The orphanage has a mission to rescue, rebuild and restore and is currently home to 21 kids. Housing a smaller number of kids allows Hodges and the rest of the support staff to spend more individual time with each one.
“A lot of orphanages in Haiti have 200 to 300 kids. It’s hard to raise that many kids the right way and really give them the care they need. Our mission statement is not Americans coming in to make Haiti better, but Haitians that come in to make Haiti better.”
The Hodges originally went to Haiti because they had trouble getting pregnant with a child of their own. A few years later and after gaining more experience working with children, their prayers were answered.
“I’m now the dad of an 11-week old little girl,” Hodges said. “My job is to raise her the right way. The Lord is good no matter what and he allowed us to get pregnant and now we have a little girl, Marlowe Jane.”

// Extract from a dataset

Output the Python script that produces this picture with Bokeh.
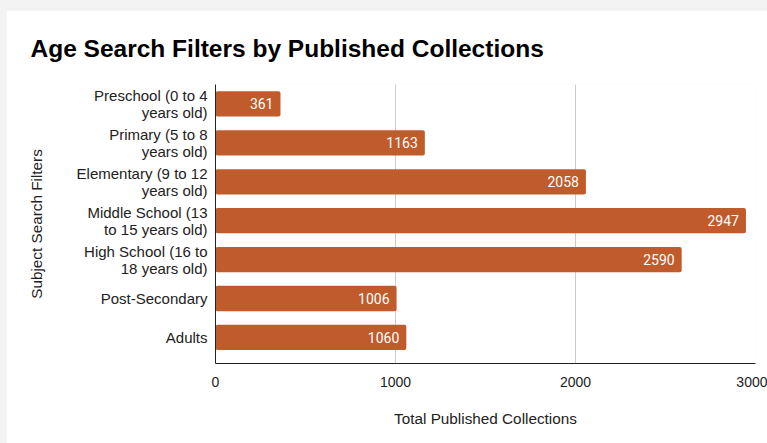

West Texans remember No. 10 being one of the more mobile quarterbacks of the Mike Leach era and leading the Red Raiders to home wins against Texas A&M and Oklahoma and a road win against Nebraska in a season that passed expectations. Hodges, however, wants to be remembered for more than just football.
“If people had to describe me, that’s what I hope they would say is that I love Jesus and that I follow Him,” Hodges said. “A lot of folks say they love Jesus but don’t really follow Him.”
“Football was great, being the man was great, all of that was great, but that doesn’t define me. As the starting quarterback, you get booed when you throw a bad pass and cheered when you throw a good one. I knew that identity needs to be in Him and not in man’s praise.”